At a high level, by going to the terraform-examples/terragrunt/test directory and running Terragrunt apply-all, a cassandra cluster will be set up in a private VPC along with a bastion host.
This code demonstrates the following key capabilities Terragrunt has:
- The backend is set to S3 with connection details specified in Terragrunt.
- Variables are passed in from Terragrunt.
- Packer build – this section creates an AMI image based on a hash of changes (if nothing has changed, don’t create a new AMI). Packer builds are defined in image.json
- ENI – network interface object is created to allow IPs to be consistent and known during and across instance creations.
- Creating EC2 instances as Cassandra nodes
- Running custom config (IPs, etc.) with user_data once an instance is created.
We have found that this combination of steps works very well and allows us to replicate the same logic to most other types of applications (Kafka, Zookeeper and Nginx to name a few).
Terraform has many provisioners that allow you to address all aspects of your environment setup and customization.

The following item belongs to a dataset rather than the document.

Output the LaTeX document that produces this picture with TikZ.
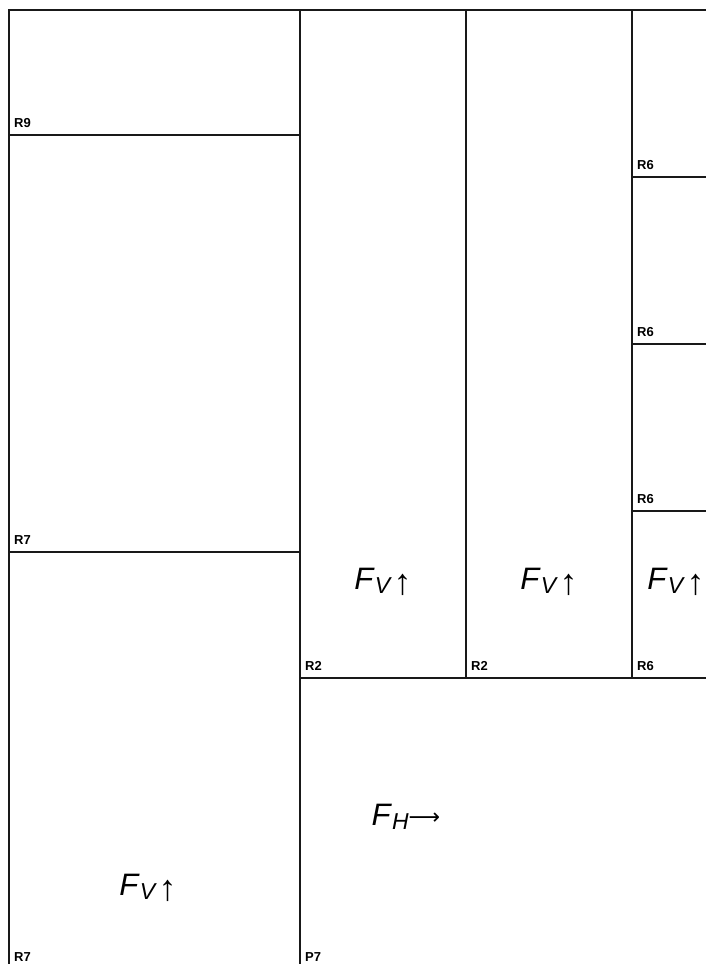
\documentclass[tikz,border=0pt]{standalone}
\usepackage{fontspec}
\setmainfont{Liberation Sans}
\newfontfamily\arrowfont{DejaVu Sans}
\usepackage{tikz}
\usetikzlibrary{positioning}

\newcommand{\forceV}{\textit{F}\raisebox{-0.13em}{\fontsize{23}{23}\selectfont\textit{V}}\hspace{0.05em}\raisebox{-5pt}{\fontsize{36}{36}\selectfont↑}}
\newcommand{\forceH}{\textit{F}\raisebox{-0.13em}{\fontsize{23}{23}\selectfont\textit{H}}\raisebox{1pt}{\arrowfont\fontsize{22}{22}\selectfont⟶}}

\tikzset{
  wall/.style={draw=black!90, line width=1.2pt},
  tag/.style={font=\fontsize{13}{14}\selectfont\bfseries, anchor=base west, inner sep=0pt},
  force/.style={font=\fontsize{31}{31}\selectfont, anchor=base, inner sep=0pt}
}

\begin{document}
\begin{tikzpicture}[x=1pt, y=-1pt]

\useasboundingbox (0,0) rectangle (706,964);
\fill[white] (0,0) rectangle (706,964);
\clip (0,0) rectangle (706,964);

% === Left column ===
\draw[wall] (9,10) rectangle (300,135);
\node[tag] (r9) at (14,127) {R9};

\draw[wall] (9,135) rectangle (300,552);
\node[tag] (r7a) at (14,544) {R7};

\draw[wall] (9,552) rectangle (300,970);
\node[tag] (r7b) at (14,961) {R7};
\node[force] (fv1) at (148,895) {\forceV};

% === Middle columns ===
\draw[wall] (300,10) rectangle (466,678);
\node[tag] (r2a) at (305,670) {R2};
\node[force] (fv2) at (383,589) {\forceV};

\draw[wall] (466,10) rectangle (632,678);
\node[tag] (r2b) at (471,670) {R2};
\node[force] (fv3) at (549,589) {\forceV};

% === Right column ===
\foreach \top/\bot/\name in {10/177/r6a, 177/344/r6b, 344/511/r6c, 511/678/r6d}{
  \draw[wall] (632,\top) rectangle (720,\bot);
  \node[tag] (\name) at (637,\bot-8) {R6};
}
\node[force] (fv4) at (676,589) {\forceV};

% === Bottom plate ===
\draw[wall] (300,678) rectangle (720,970);
\node[tag] (p7) at (305,961) {P7};
\node[force] (fh) at (406,825) {\forceH};

\end{tikzpicture}
\end{document}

We set up various objects in a staggered manner and run Terraform code via Terragrunt to set up management, VPCs, IAM roles, Security Groups and application hosts. Terraform state is backed by S3.
Terraform comes with its own set of challenges: often, one has to think creatively about how to create a form that sets up a specific system. Using the “null_resource” wildcard allows you to define any custom action that is not officially supported, which we had to rely on significantly.
When developing in Terraform, it is recommended to first perform the actual installation on a bare EC2 instance, and then re-create the same steps in Packer for image, Chef for certain applications and recipes, bash for configuration (“user_data”), and Terraform to setup the IAM, VPC and Hosts.
Running Terraform allows for absolute visibility into our systems and for the ability to replicate and reproduce environments; due to these important benefits, we choose to use Terraform to set up our environments at Paxos.